The 1st press i bought was from e-bay,I hadn't found this forum then and didn't do much homework on the subject, thinking "well 1 press is like another its a heat pad right" how wrong can u be as u will see if u read about the cheap presses here some work some don't so u take your chance,having gone down that road i wouldn't go again, now i have a press that has an even temp throughout the plate,I know what preasure i have (had to gauge the other 1) and yes with experience u can make it out by the feel but i wasted a lot of shirts on the learning curve and with the cost of every thing here being what it is that was a lot of money down the drain.If you can afford to go for the best 1 u can don't cut corner's on the heat press and u will get your money back faster 
There is a lot of info on these forums  GL


----------



## Topper (Jan 2, 2007)

Thanks everybody for the posts. I really like the look of that Mag Sprint Clam press made by Hotronix . The price is the only thing keeping me from buying it today. Im having a hard think. I won't go for a cheap Ebay special, I know that much.


----------



## garryclinton (Jun 30, 2012)

Never compromise on quality, and invest in a well known brand. Ofcourse Budget is a big considerstion. 

I am in a start up situation, and I can advise members when I have purchased my machine


----------



## nijjhar (Dec 7, 2010)

Hi,

I know a T-shirt printer who bought Adkin pneumatic and he had problems that the company bought Hotronix Fusion. The Heat Press is lying for the last 4 years or so as good for nothing.

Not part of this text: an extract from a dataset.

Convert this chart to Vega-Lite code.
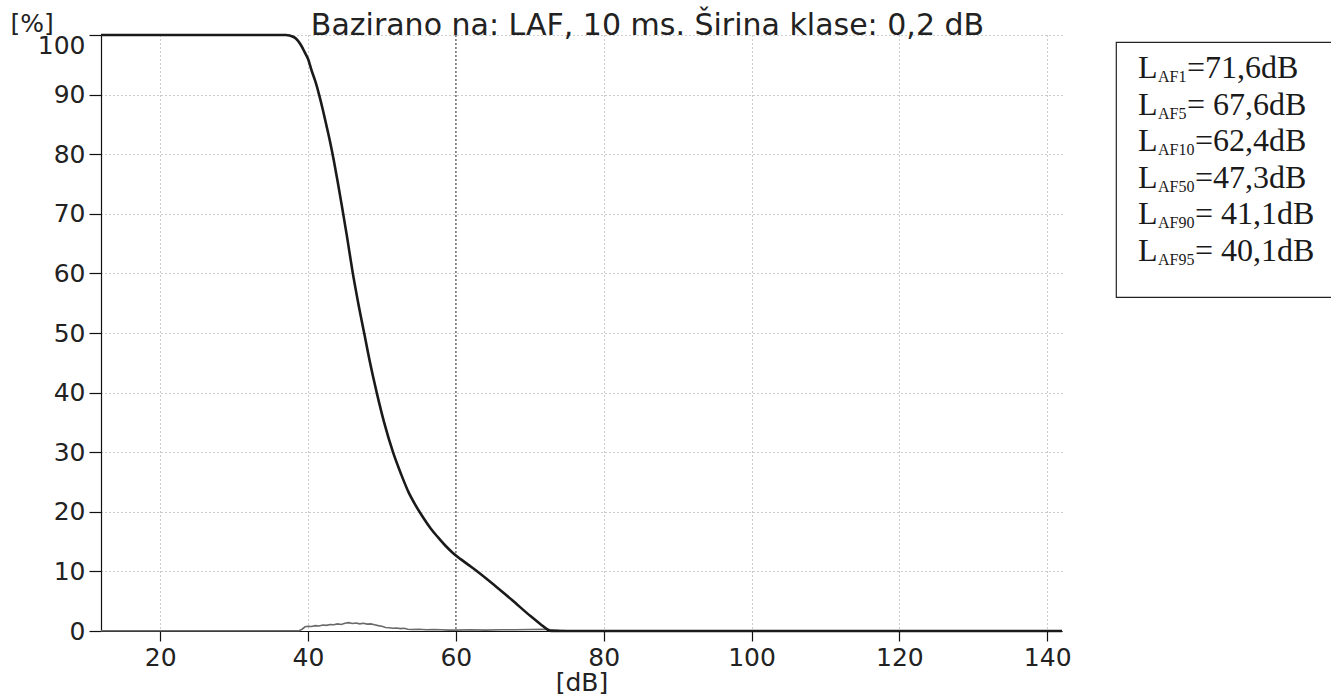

What about the Chinese HP3805 which is swing and draw? It is much cheaper. Any views on this please before I buy ir?




TJLewis said:


> Adkins all the way for me, bought from Xpres several years ago, also have a second Adkins bought from Magic Touch more recently. These are known for superb build quality and reliability and I've never (touch wood) had a single problem to date. I heard mention that my press was UK made and they are now sourced overseas, perhaps someone here can comment on this?
> The light use Knight presses look great if you need portability.
> 
> Justin


----------